To smoke meat, you want a relatively constant source of smoke, a low heat, time and water. A smoker is nice, but not necessary. Smoked meat stores well and tastes good re-heated, and a full grill's worth is no harder than one rib.
The water helps moderate the temprature--especially with a charcoal fire, as well as keeping the meat from drying out.
Low heat keeps the meat from being overdone before the smoke can soak in.
My method:
Take 3 medium sized steel cans and burn off all the labels and inner coatings. I currently use charcoal, and toss a couple of cleaned cans on the coals when I'm done cooking on the grill, to save for next time.
Fill all 3 cans half full of hickory chips. Fill one with water, one half full, and one with half an inch or so of water.
Light part of the grill, leaving part without flame. Put all three cans of chips on the hot side.

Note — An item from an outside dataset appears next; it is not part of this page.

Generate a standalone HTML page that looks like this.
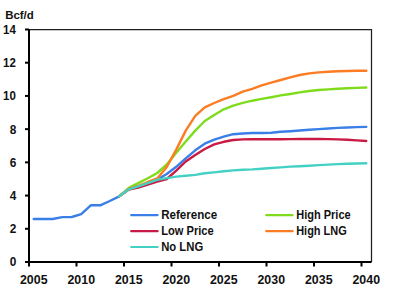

When you see smoke from one of the cans of hickory, put the meat or chicken on the side without flame and close the lid. Try to maintain the grill temperature around 250 or so.
Periodically check the hickory cans. Eventually one of the cans will finish smoking--dump the coals (into the fire if charcoal, into water otherwise) and half-fill with hickory, fill with water and put back on the fire. Keep repeating this. Adjust the amount of water so that one can is starting to smoke as the other one finishes. If a can boils dry before the other cans are done, add water.
Cooking at 250, the meat will generally be fully smoked about the same time it is done. Pork chops take an hour or so, thicker ribs or chicken 3 or so. The meat will be pink, but either even pink, or darker from the outside. This isn't the same pink as underdone.
Don't put BBQ sauce on until the meat is done. I've quit putting sauce on the meat at all--instead I heat up a small bowl of sauce and dip the meat in as I eat. I like Montgomery Inn sauce--tomato based, not too sweet, the right amount of bite.
You can also use foil packs of wet hickory chips instead of cans. Make a foil envelope about 4x4, put the hickory in and seal, poke a couple of holes in the top. When the smoke slows, put another pack on. If you are using foil packs, you probably want a pan of water boiling on the grill as well.
A meat thermometer left in the meat will get coated with smoke and hard to read.